Die Verantwortung des Dichters gegenüber der Gesellschaft wird von Wecker mithilfe der Gleichsetzung des Begriffspaares schreiben und schreien wiederholt aufgegriffen: „Schweigen ist immer Ducken und Treten, / be cool man, und deutsche Innerlichkeit, / alles derselbe Sud, / Schreiben muss Schreien sein: / Kampf und Neurose und Sturm” (ebd.). Die von Wecker benannte deutsche Innerlichkeit muss in diesem Kontext als durchaus negativ bewertet werden, da auf kultureller Ebene insbesondere der deutschen Lebensart ein fortschreitender Rückzug des Subjekts aus dem Weltgeschehen zugeschrieben worden ist. So hat Nobelpreisträger Thomas Mann die deutsche Innerlichkeit als den „Weg des deutschen Bürgertums […] von der Revolution zur Enttäuschung, zum Pessimismus und einer resignierten, machtgeschützten Innerlichkeit“ (Mann 1948, 463) bezeichnet.

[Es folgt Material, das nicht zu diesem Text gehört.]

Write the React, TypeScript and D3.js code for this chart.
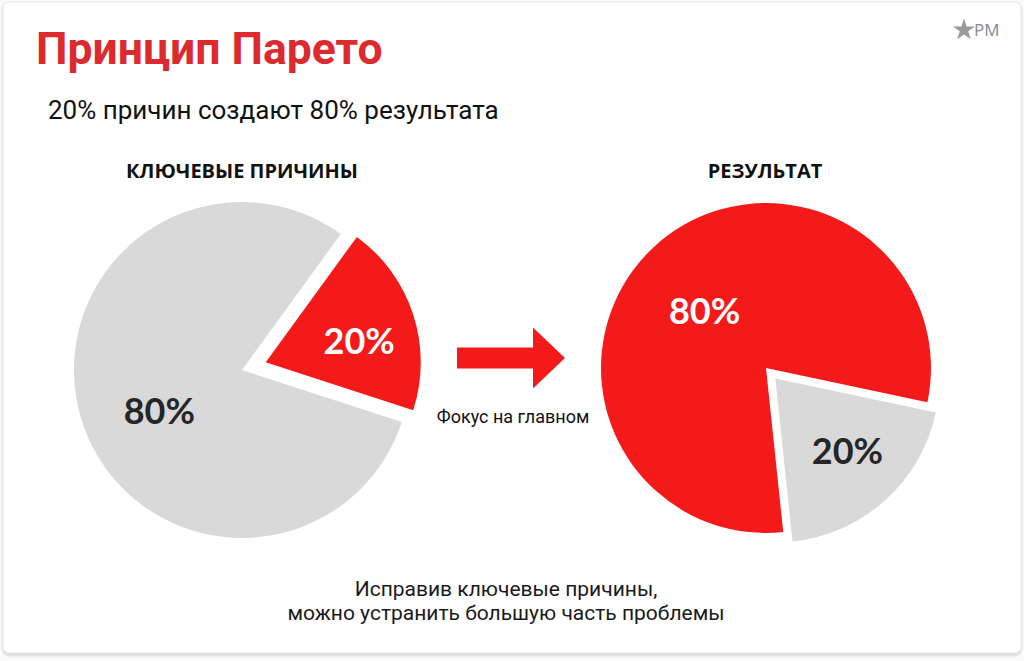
import { useEffect, useRef } from 'react';
import * as d3 from 'd3';

// slide texts
const slideTitle = 'Принцип Парето';
const slideSubtitle = '20% причин создают 80% результата';
const pieTitles = ['КЛЮЧЕВЫЕ ПРИЧИНЫ', 'РЕЗУЛЬТАТ'];
const arrowCaption = 'Фокус на главном';
const footerLines = ['Исправив ключевые причины,', 'можно устранить большую часть проблемы'];

// pie values (share, %)
const causesValues = [20, 80];   // key causes, other causes
const resultValues = [80, 20];   // result from key causes, the rest

const RED = '#f41a1a';
const GRAY = '#d9d9d9';
const DARK = '#262626';

export default function App() {
  const svgRef = useRef<SVGSVGElement>(null);

  useEffect(() => {
    document.body.style.margin = '0';
    if (!svgRef.current) return;
    const svg = d3.select(svgRef.current);
    svg.selectAll('*').remove();

    const W = 1024, H = 661;
    svg.attr('width', W).attr('height', H);

    const defs = svg.append('defs');
    const f = defs.append('filter').attr('id', 'card-shadow')
      .attr('x', '-5%').attr('y', '-5%').attr('width', '110%').attr('height', '110%');
    f.append('feDropShadow').attr('dx', 0).attr('dy', 2).attr('stdDeviation', 1.5)
      .attr('flood-color', '#000').attr('flood-opacity', 0.18);

    svg.append('rect').attr('width', W).attr('height', H).attr('fill', '#fbfbfb');
    svg.append('rect')
      .attr('x', 3).attr('y', 2).attr('width', 1018).attr('height', 651).attr('rx', 6)
      .attr('fill', '#fff').attr('stroke', '#e6e6e6').attr('filter', 'url(#card-shadow)');

    // header
    svg.append('text').attr('x', 36).attr('y', 64)
      .attr('font-family', 'Roboto, Arial, sans-serif').attr('font-weight', 700)
      .attr('font-size', 44.5).attr('fill', '#dc2a2e').text(slideTitle);
    svg.append('text').attr('x', 48).attr('y', 119)
      .attr('font-family', 'Roboto, Arial, sans-serif').attr('font-size', 26)
      .attr('fill', '#111').text(slideSubtitle);

    // logo
    const logo = svg.append('g').attr('transform', 'translate(964,30)');
    logo.append('path')
      .attr('d', d3.symbol(d3.symbolStar, 150)())
      .attr('fill', '#9a9a9a');
    logo.append('text').attr('x', 10).attr('y', 6)
      .attr('font-family', '"Open Sans", sans-serif').attr('font-size', 17)
      .attr('fill', '#8a8a8a').text('PM');

    const deg = Math.PI / 180;
    type PieSpec = {
      values: number[];
      colors: string[];
      labelColors: string[];
      start: number;
      cx: number; cy: number;
      radius: number[];
      explode: number;       // index of the pulled-out slice
      offset: number;
      labelFactor: number[];
      labelShift: [number, number][];
      titleX: number;
      title: string;
    };

    const pies: PieSpec[] = [
      {
        values: causesValues, colors: [RED, GRAY], labelColors: ['#fff', DARK],
        start: 36, cx: 242, cy: 370, radius: [155, 168], explode: 0, offset: 25,
        labelFactor: [0.62, 0.58], labelShift: [[2, 7], [10, 10]],
        titleX: 242, title: pieTitles[0],
      },
      {
        values: resultValues, colors: [RED, GRAY], labelColors: ['#fff', DARK],
        start: 174, cx: 766, cy: 368, radius: [165, 164], explode: 1, offset: 14,
        labelFactor: [0.52, 0.62], labelShift: [[-4, 6], [4, -4]],
        titleX: 765, title: pieTitles[1],
      },
    ];

    pies.forEach(p => {
      const arcs = d3.pie<number>().sort(null)
        .startAngle(p.start * deg).endAngle(p.start * deg + 2 * Math.PI)(p.values);

      svg.append('text').attr('x', p.titleX).attr('y', 178)
        .attr('text-anchor', 'middle')
        .attr('font-family', '"Open Sans", sans-serif').attr('font-weight', 700)
        .attr('font-size', 20).attr('fill', '#111').text(p.title);

      const g = svg.append('g').attr('transform', `translate(${p.cx},${p.cy})`);
      arcs.forEach((a, i) => {
        const mid = (a.startAngle + a.endAngle) / 2;
        const off = i === p.explode ? p.offset : 0;
        const ox = off * Math.sin(mid), oy = -off * Math.cos(mid);
        const r = p.radius[i];
        const arc = d3.arc<d3.PieArcDatum<number>>().innerRadius(0).outerRadius(r);
        const sg = g.append('g').attr('transform', `translate(${ox},${oy})`);
        sg.append('path').attr('d', arc(a)!).attr('fill', p.colors[i]);
        const lr = r * p.labelFactor[i];
        const [sx, sy] = p.labelShift[i];
        sg.append('text')
          .attr('x', lr * Math.sin(mid) + sx).attr('y', -lr * Math.cos(mid) + sy)
          .attr('text-anchor', 'middle').attr('dominant-baseline', 'central')
          .attr('font-family', 'Lato, "Open Sans", sans-serif').attr('font-weight', 700)
          .attr('font-size', 36).attr('fill', p.labelColors[i])
          .text(`${a.data}%`);
      });
    });

    // arrow between pies
    const ax = 457, ay = 358, shaftH = 21, shaftL = 76, headH = 61, headL = 32;
    const path = d3.path();
    path.moveTo(ax, ay - shaftH / 2);
    path.lineTo(ax + shaftL, ay - shaftH / 2);
    path.lineTo(ax + shaftL, ay - headH / 2);
    path.lineTo(ax + shaftL + headL, ay);
    path.lineTo(ax + shaftL, ay + headH / 2);
    path.lineTo(ax + shaftL, ay + shaftH / 2);
    path.lineTo(ax, ay + shaftH / 2);
    path.closePath();
    svg.append('path').attr('d', path.toString()).attr('fill', RED);

    svg.append('text').attr('x', 513).attr('y', 423).attr('text-anchor', 'middle')
      .attr('font-family', 'Roboto, Arial, sans-serif').attr('font-size', 18)
      .attr('fill', '#111').text(arrowCaption);

    // footer
    footerLines.forEach((line, i) => {
      svg.append('text').attr('x', 506).attr('y', 596 + i * 24).attr('text-anchor', 'middle')
        .attr('font-family', 'Roboto, Arial, sans-serif').attr('font-size', 21)
        .attr('fill', '#1a1a1a').text(line);
    });
  }, []);

  return <svg ref={svgRef} style={{ display: 'block' }} />;
}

Durch die englische Phrase „be cool man“ (ebd.) wird auf eine politische und gesellschaftliche Passivität angespielt, die sich mit einem bestimmten modischen, dem amerikanischen Lifestyle angepassten Lebensstil verbindet. An Stelle von Coolness und Innerlichkeit fordert Wecker jedoch ein revolutionäres Aufbegehren, dass sich primär in den Wörtern Kampf und Sturm abzeichnet. Die Neurose ist hier positiv gesetzt; dabei unterzieht Wecker dem Begriff eine semantische Umdeutung, wie er auch in anderen Liedern und Gedichten, das Narrentum und das Verrücktsein auslobt. Im bürgerlichen Alltagsdiskurs werden diejenigen, die sich kritisch gegen den coolen oder innerlichen Lifestyle wenden, als ‚verrückt‘ pathologisiert. Dies nimmt Wecker jedoch als Auszeichnung für eine Haltung auf, die sich vom bürgerlich-patriarchalen, neoliberalen Mainstream abwendet und deren Sprecher den ‚Normalen‘ mit ihrer Kritik und ihren gesellschaftlichen Gegenentwürfen als neurotisch gelten.

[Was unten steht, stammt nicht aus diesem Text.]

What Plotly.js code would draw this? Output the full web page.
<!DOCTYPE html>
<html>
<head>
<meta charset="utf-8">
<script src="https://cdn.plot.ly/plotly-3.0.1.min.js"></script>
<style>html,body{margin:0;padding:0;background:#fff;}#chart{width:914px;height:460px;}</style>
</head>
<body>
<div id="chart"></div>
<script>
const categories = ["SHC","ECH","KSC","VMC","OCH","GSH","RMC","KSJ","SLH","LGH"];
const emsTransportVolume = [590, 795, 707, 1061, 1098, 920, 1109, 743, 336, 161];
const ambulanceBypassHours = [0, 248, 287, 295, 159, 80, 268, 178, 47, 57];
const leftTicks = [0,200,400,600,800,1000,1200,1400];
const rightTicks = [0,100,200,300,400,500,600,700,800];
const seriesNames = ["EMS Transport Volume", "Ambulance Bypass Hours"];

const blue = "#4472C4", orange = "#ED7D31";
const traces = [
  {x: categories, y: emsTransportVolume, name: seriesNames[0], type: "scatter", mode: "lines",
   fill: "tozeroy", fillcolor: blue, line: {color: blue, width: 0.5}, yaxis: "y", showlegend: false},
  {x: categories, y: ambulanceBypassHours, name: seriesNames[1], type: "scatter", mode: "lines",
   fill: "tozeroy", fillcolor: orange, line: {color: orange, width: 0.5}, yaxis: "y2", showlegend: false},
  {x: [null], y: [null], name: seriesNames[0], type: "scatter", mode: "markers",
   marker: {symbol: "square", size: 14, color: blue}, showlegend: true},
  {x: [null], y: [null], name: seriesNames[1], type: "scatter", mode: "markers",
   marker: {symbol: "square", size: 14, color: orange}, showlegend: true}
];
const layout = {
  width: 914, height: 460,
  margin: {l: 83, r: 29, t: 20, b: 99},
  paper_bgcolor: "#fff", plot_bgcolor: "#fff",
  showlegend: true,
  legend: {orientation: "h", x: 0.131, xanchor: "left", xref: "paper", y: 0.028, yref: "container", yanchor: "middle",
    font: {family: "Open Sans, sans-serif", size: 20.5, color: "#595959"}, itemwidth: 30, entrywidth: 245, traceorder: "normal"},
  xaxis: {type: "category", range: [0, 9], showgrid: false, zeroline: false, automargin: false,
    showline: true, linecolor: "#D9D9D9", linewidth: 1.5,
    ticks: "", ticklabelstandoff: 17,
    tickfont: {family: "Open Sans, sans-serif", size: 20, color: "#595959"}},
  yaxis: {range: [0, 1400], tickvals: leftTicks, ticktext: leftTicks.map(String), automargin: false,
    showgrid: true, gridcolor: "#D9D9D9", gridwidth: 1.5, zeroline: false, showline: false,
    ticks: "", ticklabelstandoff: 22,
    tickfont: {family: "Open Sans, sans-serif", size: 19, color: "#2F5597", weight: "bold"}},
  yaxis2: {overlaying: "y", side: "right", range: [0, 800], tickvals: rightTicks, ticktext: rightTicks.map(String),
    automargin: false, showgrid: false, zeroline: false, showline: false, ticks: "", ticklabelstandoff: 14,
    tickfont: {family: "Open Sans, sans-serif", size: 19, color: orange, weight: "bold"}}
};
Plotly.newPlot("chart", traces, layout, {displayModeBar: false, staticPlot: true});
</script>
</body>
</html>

Schweigen, also die bewusste Stimmlosigkeit moderner Literaten gegenüber den gesellschaftspolitischen Entwicklungen ihres Landes, bedeutet im Wecker’schen Kunstverständnis Anpassung an den herrschenden Staats- bzw. Machtapparat. Demgegenüber kann das Schreien als poetologische Forderung nach einer handlungsorientierten Literatur angesehen werden, dessen Aufgabe darin besteht, die zeitgenössischen Staats- und Regierungsformen wie auch das angepasste Denken von Bürger*innen kritisch zu hinterfragen. Die Literatur wird in diesem Kontext zu einem Sinnbild des Widerstands. Die Aufforderung zu einem literarischen Widerstand wird in einem weiteren Kurzgedicht des Liedermachers noch drastischer ausgearbeitet: „Das Wort muss eine Faust sein, / kein Zeigefinger:/ Zuschlagen. / Treffen” (Wecker 2012, 37).

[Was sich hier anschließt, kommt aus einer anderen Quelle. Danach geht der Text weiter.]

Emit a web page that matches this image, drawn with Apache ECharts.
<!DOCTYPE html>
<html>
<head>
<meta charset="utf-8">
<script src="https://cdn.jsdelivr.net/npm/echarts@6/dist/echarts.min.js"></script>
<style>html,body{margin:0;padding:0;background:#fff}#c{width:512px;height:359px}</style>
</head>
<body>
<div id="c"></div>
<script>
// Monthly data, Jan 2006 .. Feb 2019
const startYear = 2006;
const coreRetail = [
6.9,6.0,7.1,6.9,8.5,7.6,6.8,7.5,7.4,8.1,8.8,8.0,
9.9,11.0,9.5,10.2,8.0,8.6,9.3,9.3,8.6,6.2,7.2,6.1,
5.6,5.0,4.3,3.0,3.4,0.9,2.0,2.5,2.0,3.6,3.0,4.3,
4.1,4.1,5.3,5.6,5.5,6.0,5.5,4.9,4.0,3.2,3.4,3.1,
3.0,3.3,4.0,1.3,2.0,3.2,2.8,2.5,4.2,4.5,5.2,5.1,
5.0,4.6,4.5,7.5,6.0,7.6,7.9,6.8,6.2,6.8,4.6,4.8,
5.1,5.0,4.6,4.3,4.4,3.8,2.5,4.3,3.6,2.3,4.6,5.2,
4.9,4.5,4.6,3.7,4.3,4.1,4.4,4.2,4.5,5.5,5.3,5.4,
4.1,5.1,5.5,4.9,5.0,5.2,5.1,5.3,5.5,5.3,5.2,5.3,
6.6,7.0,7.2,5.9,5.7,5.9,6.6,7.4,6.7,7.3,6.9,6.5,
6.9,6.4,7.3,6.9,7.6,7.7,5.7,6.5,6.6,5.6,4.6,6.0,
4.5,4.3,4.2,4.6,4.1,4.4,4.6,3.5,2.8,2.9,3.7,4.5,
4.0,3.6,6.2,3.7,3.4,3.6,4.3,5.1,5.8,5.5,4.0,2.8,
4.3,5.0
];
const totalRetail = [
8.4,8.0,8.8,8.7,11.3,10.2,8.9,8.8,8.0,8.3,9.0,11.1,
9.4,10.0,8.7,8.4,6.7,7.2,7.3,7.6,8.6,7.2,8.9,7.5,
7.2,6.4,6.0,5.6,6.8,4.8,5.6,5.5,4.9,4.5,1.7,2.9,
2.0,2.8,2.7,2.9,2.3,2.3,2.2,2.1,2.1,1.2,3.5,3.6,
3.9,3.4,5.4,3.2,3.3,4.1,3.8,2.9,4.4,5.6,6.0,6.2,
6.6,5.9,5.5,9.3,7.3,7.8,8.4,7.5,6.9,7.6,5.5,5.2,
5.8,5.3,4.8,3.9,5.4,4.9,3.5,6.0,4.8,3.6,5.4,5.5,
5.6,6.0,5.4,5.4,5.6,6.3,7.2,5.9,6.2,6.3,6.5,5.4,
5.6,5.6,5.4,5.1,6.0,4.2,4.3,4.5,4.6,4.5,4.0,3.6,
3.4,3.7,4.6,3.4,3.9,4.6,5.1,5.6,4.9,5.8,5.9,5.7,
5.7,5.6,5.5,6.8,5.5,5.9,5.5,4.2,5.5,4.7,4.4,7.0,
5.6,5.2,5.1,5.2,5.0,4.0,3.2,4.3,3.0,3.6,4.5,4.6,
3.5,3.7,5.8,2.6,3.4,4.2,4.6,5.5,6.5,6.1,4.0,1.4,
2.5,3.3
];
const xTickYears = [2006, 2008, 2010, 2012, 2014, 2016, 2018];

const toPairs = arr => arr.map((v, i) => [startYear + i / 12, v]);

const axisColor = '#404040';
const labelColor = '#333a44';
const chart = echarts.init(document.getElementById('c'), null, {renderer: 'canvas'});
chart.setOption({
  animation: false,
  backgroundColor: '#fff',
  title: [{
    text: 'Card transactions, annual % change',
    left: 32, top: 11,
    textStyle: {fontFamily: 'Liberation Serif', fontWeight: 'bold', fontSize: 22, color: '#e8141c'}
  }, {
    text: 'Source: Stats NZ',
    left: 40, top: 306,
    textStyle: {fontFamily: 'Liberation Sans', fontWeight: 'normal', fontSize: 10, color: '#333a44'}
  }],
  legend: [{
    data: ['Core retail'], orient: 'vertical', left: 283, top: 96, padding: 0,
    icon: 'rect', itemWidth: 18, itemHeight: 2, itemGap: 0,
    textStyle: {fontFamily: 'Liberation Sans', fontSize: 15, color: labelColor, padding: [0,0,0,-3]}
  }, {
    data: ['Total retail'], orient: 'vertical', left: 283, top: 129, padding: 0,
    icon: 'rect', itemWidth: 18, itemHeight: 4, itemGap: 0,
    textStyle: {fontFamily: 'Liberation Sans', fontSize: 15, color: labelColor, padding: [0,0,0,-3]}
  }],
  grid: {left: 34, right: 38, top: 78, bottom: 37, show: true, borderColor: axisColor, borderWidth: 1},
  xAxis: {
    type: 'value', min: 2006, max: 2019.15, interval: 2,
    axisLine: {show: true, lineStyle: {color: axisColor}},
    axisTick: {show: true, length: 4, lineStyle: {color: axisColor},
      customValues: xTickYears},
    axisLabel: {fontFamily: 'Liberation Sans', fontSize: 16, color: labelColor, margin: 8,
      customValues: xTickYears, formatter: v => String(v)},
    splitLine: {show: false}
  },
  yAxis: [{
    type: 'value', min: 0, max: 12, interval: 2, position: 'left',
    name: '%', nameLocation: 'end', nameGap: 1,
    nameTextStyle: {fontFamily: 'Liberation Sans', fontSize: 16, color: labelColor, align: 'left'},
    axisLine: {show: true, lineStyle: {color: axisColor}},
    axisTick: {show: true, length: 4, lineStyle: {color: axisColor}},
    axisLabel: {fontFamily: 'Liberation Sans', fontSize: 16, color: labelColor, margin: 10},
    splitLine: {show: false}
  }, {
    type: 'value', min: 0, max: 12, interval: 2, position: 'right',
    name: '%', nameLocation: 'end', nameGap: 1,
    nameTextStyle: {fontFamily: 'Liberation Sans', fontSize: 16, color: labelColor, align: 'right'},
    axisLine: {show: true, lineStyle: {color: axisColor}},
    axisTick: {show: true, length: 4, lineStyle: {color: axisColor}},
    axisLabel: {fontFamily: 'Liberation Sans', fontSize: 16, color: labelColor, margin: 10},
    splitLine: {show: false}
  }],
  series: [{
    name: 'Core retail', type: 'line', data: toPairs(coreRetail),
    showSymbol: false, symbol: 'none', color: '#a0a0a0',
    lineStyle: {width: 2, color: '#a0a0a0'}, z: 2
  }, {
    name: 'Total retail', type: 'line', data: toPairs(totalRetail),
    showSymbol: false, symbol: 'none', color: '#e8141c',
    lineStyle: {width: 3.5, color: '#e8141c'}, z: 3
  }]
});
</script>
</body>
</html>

Die angeführten Beispiele lassen bereits erahnen, dass Schreiben und Wut, Poesie und Widerstand, bei Wecker eine Symbiose bilden. Mit seiner Auffassung einer gewaltfreien Opposition stellt sich Wecker in eine Reihe mit namhaften Widerständlern wie Stéphane HesselArundhati Roy oder Dietrich Bonhoeffer, die allesamt nach einer friedvollen Veränderung gesellschaftlicher Missstände streben bzw. gestrebt haben. Es zeigt sich, dass in den literarischen Werken Weckers das Poetische mit dem Politischen vereint wird. Immer kann seine Literatur als rebellische Reaktion auf gesellschaftliche und politische Fehlentwicklungen aufgefasst werden. Seine musikalischen Veröffentlichungen wie beispielsweise Wut und Zärtlichkeit (2011) veranschaulichen, dass der Künstler bis heute nach dem Credo eines poetischen Widerstands lebt. 

 

Literatur

Mann, Thomas: Adel des Geistes. Sechzehn Versuche zum Problem der Humanität. Stockholm 1948.

Wecker, Konstantin: Schreiben ist Schreien. In: Ders.: Jeder Augenblick ist ewig. Die Gedichte. München 2012. S. 40.